Nichols Hall is a building on the campus of Kansas State University. This building was originally built in 1911 and appears from the exterior as a castle with battlements. Its interior was destroyed by fire in 1968. The fire destroyed all of the band instruments and sheet music stored inside the building. By an odd coincidence, the music director, Phil Hewett, happened to have the music for the “Wabash Cannonball” in his briefcase the night of the fire. This was the only music available for the band to play in a game against Syracuse a few nights later. As a result, the song became one of the main fight songs of the university.

The University of Texas Longhorn Band plays ‘Wabash Cannonball’ at the beginning of every fourth quarter during football season. The tradition began when Texas was in the Southwest Conference and Kansas State University was in the Big 8 Conference. Then-football coach Darrell Royal was asked if he had any songs he would like to hear the Longhorn Band play. His response was that they didn’t play enough country music and that he would like to hear ‘Wabash Cannonball’. A good-natured ‘band rivalry’ has developed since both schools joined the Big 12 Conference.

The 1984 film Cannonball Run II was panned by critics; Gene Siskel’s review called it “a total ripoff, a deceptive film - that gives movies a bad name.” Roger Ebert said it was “one of the laziest insults to the intelligence of moviegoers that I can remember.” However, it was noteworthy for the final feature film appearances of Dean Martin and Frank Sinatra. Their appearances, with those of Sammy Davis Jr. and Shirley MacLaine, marked the final on-screen appearance of the old Rat Pack team. The film also featured Jackie Chan in one of his first Hollywood roles.

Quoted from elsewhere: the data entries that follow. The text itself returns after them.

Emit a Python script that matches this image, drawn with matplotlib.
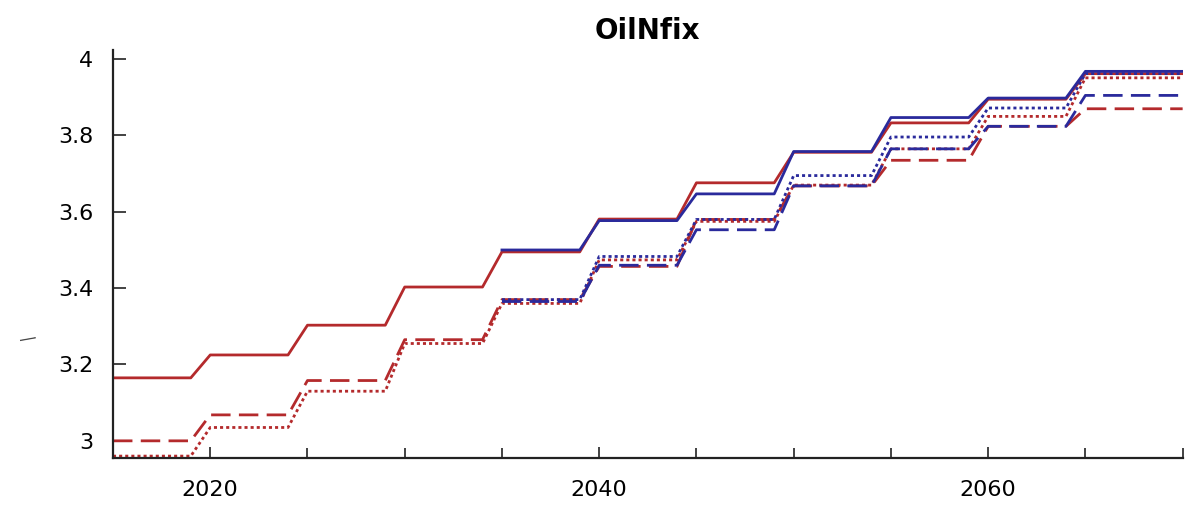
import numpy as np
import matplotlib.pyplot as plt
from matplotlib.ticker import MultipleLocator

# five-year blocks, value held constant inside each block
period_start = [2015, 2020, 2025, 2030, 2035, 2040, 2045, 2050, 2055, 2060, 2065]
period_end = [2019, 2024, 2029, 2034, 2039, 2044, 2049, 2054, 2059, 2064, 2070]

red_solid = [3.165, 3.225, 3.303, 3.403, 3.495, 3.581, 3.676, 3.756, 3.833, 3.895, 3.962]
red_dashed = [3.000, 3.068, 3.158, 3.265, 3.370, 3.457, 3.580, 3.668, 3.735, 3.824, 3.870]
red_dotted = [2.960, 3.035, 3.130, 3.255, 3.360, 3.474, 3.575, 3.670, 3.765, 3.850, 3.951]

# second run only reported from 2035 on
blue_start = [2035, 2040, 2045, 2050, 2055, 2060, 2065]
blue_end = [2039, 2044, 2049, 2054, 2059, 2064, 2070]
blue_solid = [3.500, 3.577, 3.647, 3.758, 3.847, 3.898, 3.968]
blue_dashed = [3.365, 3.460, 3.553, 3.668, 3.765, 3.824, 3.905]
blue_dotted = [3.370, 3.483, 3.580, 3.695, 3.796, 3.872, 3.962]

RED = "#b42a2c"
BLUE = "#2a2a9c"


def steps(starts, ends, vals):
    x = np.column_stack([starts, ends]).ravel()
    y = np.repeat(vals, 2)
    return x, y


plt.rcParams["lines.scale_dashes"] = False

fig = plt.figure(figsize=(11.97, 5.08), dpi=100)
ax = fig.add_axes([0.0944, 0.0984, 0.8936, 0.8032])

lw = 2.0
dash = (0, (14, 6))
dot = (0, (2.2, 2.2))

for vals, ls in [(red_solid, "-"), (red_dashed, dash), (red_dotted, dot)]:
    x, y = steps(period_start, period_end, vals)
    ax.plot(x, y, color=RED, lw=lw, linestyle=ls)

for vals, ls in [(blue_solid, "-"), (blue_dashed, dash), (blue_dotted, dot)]:
    x, y = steps(blue_start, blue_end, vals)
    ax.plot(x, y, color=BLUE, lw=lw, linestyle=ls)

ax.set_xlim(2015, 2070)
ax.set_ylim(2.955, 4.024)
ax.xaxis.set_major_locator(MultipleLocator(20))
ax.xaxis.set_minor_locator(MultipleLocator(5))
ax.set_yticks([3, 3.2, 3.4, 3.6, 3.8, 4])
ax.set_yticklabels(["3", "3.2", "3.4", "3.6", "3.8", "4"])

ax.tick_params(axis="both", which="both", direction="in", labelsize=16,
               color="#222222", width=1.2)
ax.tick_params(axis="y", length=9, pad=14)
ax.tick_params(axis="x", which="major", length=8, pad=16)
ax.tick_params(axis="x", which="minor", length=7)

for side in ["top", "right"]:
    ax.spines[side].set_visible(False)
for side in ["left", "bottom"]:
    ax.spines[side].set_linewidth(1.6)
    ax.spines[side].set_color("#222222")

ax.set_title("OilNfix", fontsize=20, fontweight="bold", pad=8)
fig.text(0.022, 1 - 337 / 508, "|", rotation=100, fontsize=11, color="#444444",
         ha="center", va="center")

fig.savefig("out.png", dpi=100)
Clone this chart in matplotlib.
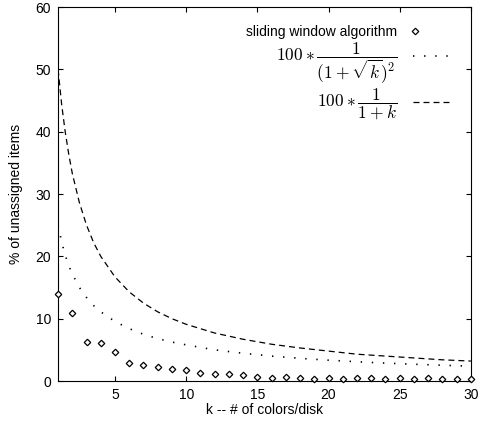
import matplotlib
matplotlib.use("Agg")
import matplotlib.pyplot as plt
from matplotlib.legend_handler import HandlerLine2D

# sliding window algorithm results, k = 1..30
k_points = list(range(1, 31))
unassigned = [14.0, 10.9, 6.2, 6.1, 4.65, 2.9, 2.5, 2.3, 2.0, 1.8,
              1.3, 1.1, 1.1, 0.9, 0.7, 0.55, 0.65, 0.55, 0.4, 0.55,
              0.4, 0.45, 0.45, 0.4, 0.45, 0.3, 0.55, 0.3, 0.3, 0.4]

# reference curves, read at these k values
k_curve = [1, 1.25, 1.5, 1.75, 2, 2.5, 3, 3.5, 4, 5, 6, 7, 8, 9, 10,
           12, 14, 16, 18, 20, 22, 24, 26, 28, 30]
bound_sqrt = [25.0, 22.3, 20.2, 18.5, 17.2, 15.0, 13.4, 12.1, 11.1, 9.55,
              8.4, 7.5, 6.8, 6.25, 5.8, 5.0, 4.45, 4.0, 3.64, 3.34,
              3.09, 2.87, 2.69, 2.53, 2.38]
bound_lin = [50.0, 44.4, 40.0, 36.4, 33.3, 28.6, 25.0, 22.2, 20.0, 16.7,
             14.3, 12.5, 11.1, 10.0, 9.1, 7.7, 6.7, 5.9, 5.3, 4.8,
             4.3, 4.0, 3.7, 3.4, 3.2]

xticks = [5, 10, 15, 20, 25, 30]
yticks = [0, 10, 20, 30, 40, 50, 60]


class LeftMarker(HandlerLine2D):
    # gnuplot puts the point at the start of the key sample
    def get_xdata(self, legend, xdescent, ydescent, width, height, fontsize):
        x = -xdescent + 0.05 * width
        return [x, x], [x]


plt.rcParams["font.family"] = ["Liberation Sans", "DejaVu Sans"]
plt.rcParams["mathtext.fontset"] = "cm"
plt.rcParams["lines.scale_dashes"] = False

fig = plt.figure(figsize=(4.8, 4.21), dpi=100)
ax = fig.add_axes([0.121, 0.095, 0.860, 0.888])

pts, = ax.plot(k_points, unassigned, linestyle="none", marker="D", markersize=3.3,
               markerfacecolor="white", markeredgecolor="black", markeredgewidth=0.9,
               clip_on=False, zorder=3, label="sliding window algorithm")
ax.plot(k_curve, bound_sqrt, color="black", linewidth=1.2, dashes=(1.0, 7.0),
        label=r"$100 \ast \dfrac{1}{(1+\sqrt{k})^2}$")
ax.plot(k_curve, bound_lin, color="black", linewidth=0.9, dashes=(4.3, 2.9),
        label=r"$100 \ast \dfrac{1}{1+k}$")

ax.set_xlim(1, 30)
ax.set_ylim(0, 60)
ax.set_xticks(xticks)
ax.set_yticks(yticks)
ax.tick_params(direction="in", length=3.5, width=0.8, top=True, right=True,
               labelsize=10, pad=5)
for s in ax.spines.values():
    s.set_linewidth(0.8)

ax.set_xlabel("k -- # of colors/disk", fontsize=10, labelpad=1)
ax.set_ylabel("% of unassigned items", fontsize=10, labelpad=9)

leg = ax.legend(loc="upper right", frameon=False, markerfirst=False, numpoints=1,
                fontsize=10, handlelength=2.7, handletextpad=1.2, labelspacing=0.12,
                borderaxespad=0.6, bbox_to_anchor=(0.985, 0.99),
                handler_map={pts: LeftMarker()})
for t in leg.get_texts()[1:]:
    t.set_fontsize(12.5)

fig.savefig("out.png", dpi=100)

The Burt Reynolds / Hal Needham Cannonball Run films were inspired by the Cannonball Baker races, a series of no-holes-barred cross-country auto rallies organized by automotive journalist Brock Yates.

Yates, who also wrote the script for the first Cannonball Run film, had come up with the idea for the Cannonball Baker race while writing for Car and Driver magazine. The movie script was specifically inspired by the 1979 race – in that race, Yates and Needham competed in an ambulance (as Burt Reynolds and Dom DeLuise did in the film), with Yates’ wife posing as their patient.

The Gumball Rally (1976) was a movie about a road race across the USA. The movie was inspired by the Cannonball Baker Sea-To-Shining-Sea Memorial Trophy Dash run by Brock Yates, which inspired several other films, including Cannonball (1976), Cannonball Run (1981), Speed Zone (1989); as well as an actual event, the American Gumball Rally and Gumball 3000 international race.

Cannonball Run was an unofficial, unsanctioned automobile race run five times in the 1970s from New York City and Darien, Connecticut, on the East Coast to the Portofino Inn in Redondo Beach, California.

Way back before he was a superstar, Andrew Lloyd Webber provided the soundtracks for Gumshoe (1971) and The Odessa File (1974).

Dammit, ninja’ed

Odessa is the third most populous city of Ukraine. Odessa is sometimes called the “Pearl of the Black Sea”.